→ Written instruction
Repeat every record exactly, but keep images out of the copy.
+ + + + + + +
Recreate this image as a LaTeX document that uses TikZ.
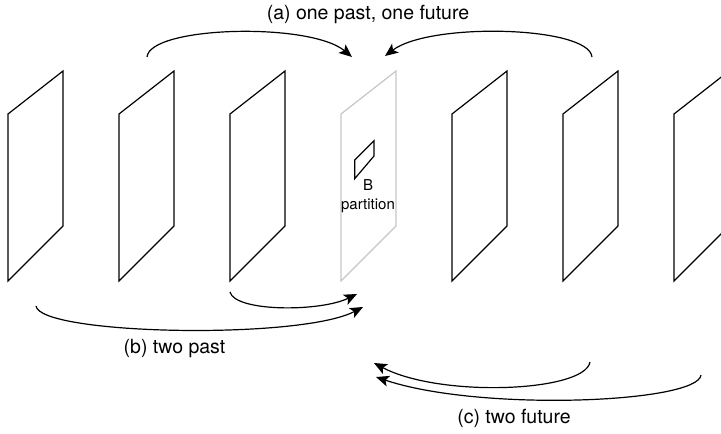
\documentclass[tikz,border=0pt]{standalone}
\usepackage{fontspec}
\setmainfont{TeX Gyre Heros}
\usetikzlibrary{arrows.meta}
\tikzset{>={Stealth[length=13pt,width=11pt,inset=3pt]}}
\tikzset{
  frame/.style={line width=1.2pt,line join=miter},
  link/.style={->,line width=1.2pt},
  caption/.style={font=\fontsize{19.5}{23}\selectfont,inner sep=0pt}
}

\begin{document}
\begin{tikzpicture}[x=1pt,y=-1pt]
  \useasboundingbox (0,0) rectangle (721,434);
  \clip (0,0) rectangle (721,434);

  % frames
  \foreach \i in {0,...,6} {
    \pgfmathsetmacro{\L}{8+111*\i}
    \ifnum\i=3
      \draw[frame,gray!45] (\L,114) -- (\L+55,71) -- (\L+55,226) -- (\L,281) -- cycle;
    \else
      \draw[frame] (\L,114) -- (\L+55,71) -- (\L+55,226) -- (\L,281) -- cycle;
    \fi
  }

  % B partition
  \draw[frame] (354.7,160) -- (374,140.7) -- (374,156) -- (354.7,178.7) -- cycle;
  \node[align=center,inner sep=0pt,font=\fontsize{15}{19}\selectfont] (part) at (368,196.5) {B\\partition};

  % arrow ends
  \coordinate (a1) at (147,57);
  \coordinate (a2) at (352,57);
  \coordinate (a3) at (592,57);
  \coordinate (a4) at (385,56);
  \coordinate (b1) at (230,292);
  \coordinate (b2) at (357,294);
  \coordinate (b3) at (36,306);
  \coordinate (b4) at (363,307);
  \coordinate (c1) at (590,362);
  \coordinate (c2) at (374,363);
  \coordinate (c3) at (701,375);
  \coordinate (c4) at (376,377);

  % (a)
  \draw[link] (a1) .. controls (150,26) and (310,22) .. (a2);
  \draw[link] (a3) .. controls (589,26) and (430,22) .. (a4);
  % (b)
  \draw[link] (b1) .. controls (235,312) and (320,312) .. (b2);
  \draw[link] (b3) .. controls (40,335) and (300,340) .. (b4);
  % (c)
  \draw[link] (c1) .. controls (585,392) and (440,398) .. (c2);
  \draw[link] (c3) .. controls (698,403) and (480,412) .. (c4);

  % captions
  \node[caption] (capa) at (368,14) {(a) one past, one future};
  \node[caption] (capb) at (174.5,349) {(b) two past};
  \node[caption] (capc) at (514,418.5) {(c) two future};
\end{tikzpicture}
\end{document}
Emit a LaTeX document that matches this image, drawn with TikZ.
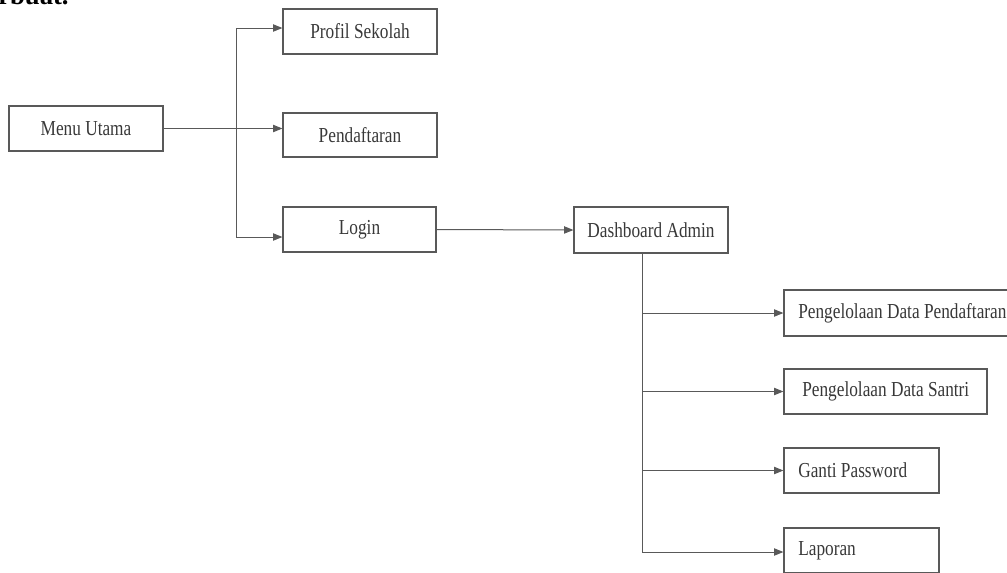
+ + + + + + +
→ Complete answer
Recreate this image as a LaTeX document that uses TikZ.
\documentclass[tikz,border=0pt]{standalone}
\usepackage{fontspec}
\setmainfont{TeX Gyre Heros}
\usetikzlibrary{arrows.meta}
\tikzset{>={Stealth[length=13pt,width=11pt,inset=3pt]}}
\tikzset{
  frame/.style={line width=1.2pt,line join=miter},
  link/.style={->,line width=1.2pt},
  caption/.style={font=\fontsize{19.5}{23}\selectfont,inner sep=0pt}
}

\begin{document}
\begin{tikzpicture}[x=1pt,y=-1pt]
  \useasboundingbox (0,0) rectangle (721,434);
  \clip (0,0) rectangle (721,434);

  % frames
  \foreach \i in {0,...,6} {
    \pgfmathsetmacro{\L}{8+111*\i}
    \ifnum\i=3
      \draw[frame,gray!45] (\L,114) -- (\L+55,71) -- (\L+55,226) -- (\L,281) -- cycle;
    \else
      \draw[frame] (\L,114) -- (\L+55,71) -- (\L+55,226) -- (\L,281) -- cycle;
    \fi
  }

  % B partition
  \draw[frame] (354.7,160) -- (374,140.7) -- (374,156) -- (354.7,178.7) -- cycle;
  \node[align=center,inner sep=0pt,font=\fontsize{15}{19}\selectfont] (part) at (368,196.5) {B\\partition};

  % arrow ends
  \coordinate (a1) at (147,57);
  \coordinate (a2) at (352,57);
  \coordinate (a3) at (592,57);
  \coordinate (a4) at (385,56);
  \coordinate (b1) at (230,292);
  \coordinate (b2) at (357,294);
  \coordinate (b3) at (36,306);
  \coordinate (b4) at (363,307);
  \coordinate (c1) at (590,362);
  \coordinate (c2) at (374,363);
  \coordinate (c3) at (701,375);
  \coordinate (c4) at (376,377);

  % (a)
  \draw[link] (a1) .. controls (150,26) and (310,22) .. (a2);
  \draw[link] (a3) .. controls (589,26) and (430,22) .. (a4);
  % (b)
  \draw[link] (b1) .. controls (235,312) and (320,312) .. (b2);
  \draw[link] (b3) .. controls (40,335) and (300,340) .. (b4);
  % (c)
  \draw[link] (c1) .. controls (585,392) and (440,398) .. (c2);
  \draw[link] (c3) .. controls (698,403) and (480,412) .. (c4);

  % captions
  \node[caption] (capa) at (368,14) {(a) one past, one future};
  \node[caption] (capb) at (174.5,349) {(b) two past};
  \node[caption] (capc) at (514,418.5) {(c) two future};
\end{tikzpicture}
\end{document}
Emit a LaTeX document that matches this image, drawn with TikZ.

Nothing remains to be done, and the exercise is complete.